Die Mehrheit der befragten Bürger vermutet, dass Wirtschaftsführer und politische Akteure sich primär nach eigenen Interessen richten, dies aber nicht zugeben. Große Glaubwürdigkeit hingegen genießen diejenigen Teilnehmer der öffentlichen Meinungsbildung, die ein hohes emotionales Engagement entwickeln, aber (scheinbar) nicht oder nur wenig entscheiden können: unabhängige Experten, Betroffene, NGO. Ihre Darstellungen werden am ehesten als echt, authentisch und glaubhaft angesehen.


Die relativ neuen Player NGO tragen private und emotionale Dimensionen vermehrt in die öffentliche Diskussion und machen sich zu deren Anwalt. Zum Teil versuchen Politik, Wirtschaft und Medien nun, die NGO als emotionales Sprachrohr für eigene Anliegen zu nutzen.


Welche Formen der Meinungsbildung haben Sie gefunden? Und wie wirken diese?

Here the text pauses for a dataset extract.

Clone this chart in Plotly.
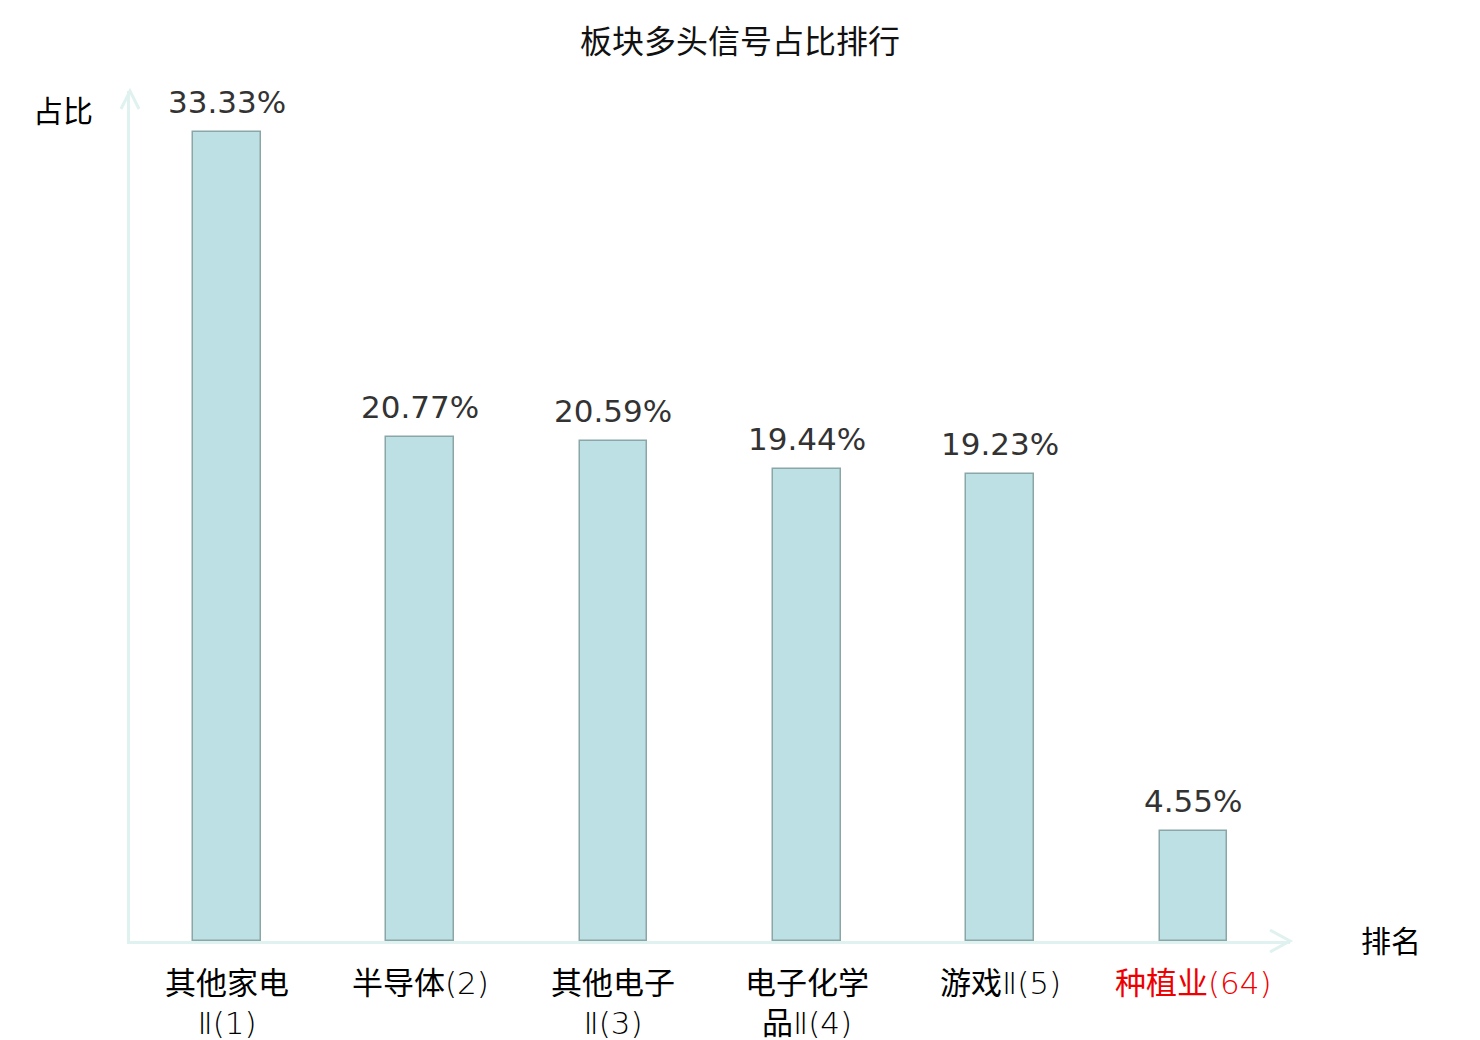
import plotly.graph_objects as go

title = "板块多头信号占比排行"
categories = ["其他家电<br>Ⅱ(1)", "半导体(2)", "其他电子<br>Ⅱ(3)", "电子化学<br>品Ⅱ(4)", "游戏Ⅱ(5)", "种植业(64)"]
values = [33.33, 20.77, 20.59, 19.44, 19.23, 4.55]
label_colors = ["#000000", "#000000", "#000000", "#000000", "#000000", "#ee0000"]
y_title = "占比"
x_title = "排名"

xs = list(range(len(categories)))

FONT = "DejaVu Sans, Noto Sans CJK SC, sans-serif"
TICKFONT = "'DejaVu Sans ExtraLight', 'DejaVu Sans Light', 'Noto Sans CJK SC', sans-serif"
AXIS_COLOR = "#dff2ef"

fig = go.Figure(go.Bar(
    x=xs, y=values,
    width=0.35,
    marker=dict(color="#bce0e3", line=dict(color="#8aa6a7", width=1.5)),
    cliponaxis=False,
    hoverinfo="x+y",
))

fig.update_layout(
    width=1480, height=1040,
    margin=dict(l=122, r=198, t=83, b=107),
    plot_bgcolor="white", paper_bgcolor="white",
    title=dict(text=title, x=732 / 1480, xanchor="center", y=1 - 34 / 1040, yanchor="middle",
               font=dict(size=32, color="#111111", family=FONT)),
    showlegend=False,
    xaxis=dict(range=[-0.5, 5.5], tickmode="array", tickvals=xs, showticklabels=False,
               showgrid=False, zeroline=False, showline=True, linecolor=AXIS_COLOR, linewidth=3,
               ticks=""),
    yaxis=dict(range=[0, 35], showgrid=False, zeroline=False, showline=True,
               linecolor=AXIS_COLOR, linewidth=3, showticklabels=False, ticks=""),
    bargap=0,
)

# bar value labels
for x, v in zip(xs, values):
    fig.add_annotation(x=x, y=v, text=f"{v:.2f}%", showarrow=False, xanchor="center",
                       yanchor="middle", yshift=30,
                       font=dict(size=31, color="#333333", family=FONT))

# category labels
for x, cat, col in zip(xs, categories, label_colors):
    fig.add_annotation(x=x, y=0, yref="paper", text=cat, showarrow=False,
                       xanchor="center", yanchor="top", yshift=-22, align="center",
                       font=dict(size=31, color=col, family=TICKFONT))

# arrow heads
fig.add_shape(type="path", xref="paper", yref="paper",
              path="M -0.0078 0.9788 L 0 1 L 0.0078 0.9788",
              line=dict(color=AXIS_COLOR, width=3))
fig.add_shape(type="path", xref="paper", yref="paper",
              path="M 0.9828 0.0129 L 1 0 L 0.9828 -0.0129",
              line=dict(color=AXIS_COLOR, width=3))

fig.add_annotation(text=y_title, xref="paper", yref="paper", x=(63 - 130) / 1160, y=(940 - 110) / 850,
                   showarrow=False, xanchor="center", yanchor="middle",
                   font=dict(size=30, color="#000000", family=FONT))
fig.add_annotation(text=x_title, xref="paper", yref="paper", x=(1391 - 130) / 1160, y=0,
                   showarrow=False, xanchor="center", yanchor="middle",
                   font=dict(size=30, color="#000000", family=FONT))

fig.write_html("out.html")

Da ist zum einen das Fachgespräch, in dem es um einen sachlichen Austausch der Meinungen geht. Neu dabei ist, dass nicht nur fachliche Lösungen gesucht werden, sondern auch solche, die emotional unterschiedliche Positionen zufrieden stellen. Dann gibt es die einfache Form der Regulierung.


Ein Beispiel aus der Vergangenheit: die Gurtpflicht oder der Katalysator beim Auto. Schließlich die Legitimierung, wie zum Beispiel die sich ändernde Einstellung zu Cannabis, das ja „auch nicht schädlicher ist als Alkohol“. Oder die Kompromissbildung: Man nutzt das Flugzeug, spendet aber für den dadurch entstandenen Umweltschaden.


Die beiden Punkte Spaltung und Scapegoating greifen ineinander: wenn die negativen Aspekte des eigenen Verhaltens mit starken Emotionen verbunden sind, wird der Produzent zum Sündenbock gemacht und an den Pranger gestellt. Deutlich wird dies beim Thema Massentierhaltung: die beklagten Zustände greifen dabei die seelischen Aspekte unsere eigenen Lebens auf. Der Begriff Massentierhaltung steht symbolisch und emotional für den Stress im Hamsterrad unseres Alltags mit immer höheren Leistungsanforderungen.


Sie haben die Branchen Energiewirtschaft – Automobil und Verkehr – Landwirtschaft und Ernährung besonders unter die Lupe genommen. Welche Konsequenzen sehen Sie für die öffentliche Meinungsbildung im Bereich Landwirtschaft und Ernährung?


Der Bereich Landwirtschaft und Ernährung steht im Spannungsfeld zwischen den Annehmlichkeiten moderner Produktionsformen und den Sehnsüchten nach stressfreieren Produktionsverhältnissen, wie sie etwa mit den Bildern einer traditionell-bäuerlichen Idylle verbunden sind. Die Produzenten werden zu Sündenböcken, die die empörenden Verhältnisse zu verantworten haben. Der eigene Konsum wird dadurch entlastet und entschuldigt.


Mit bloßen rational-vernünftigen Argumentationen wird dieser psychologische Mechanismus der Schuldzuweisung nicht auszuhebeln sein. Der Kampf um die öffentliche Meinung kann hier letztlich nur auf dem emotionalen Terrain gewonnen werden.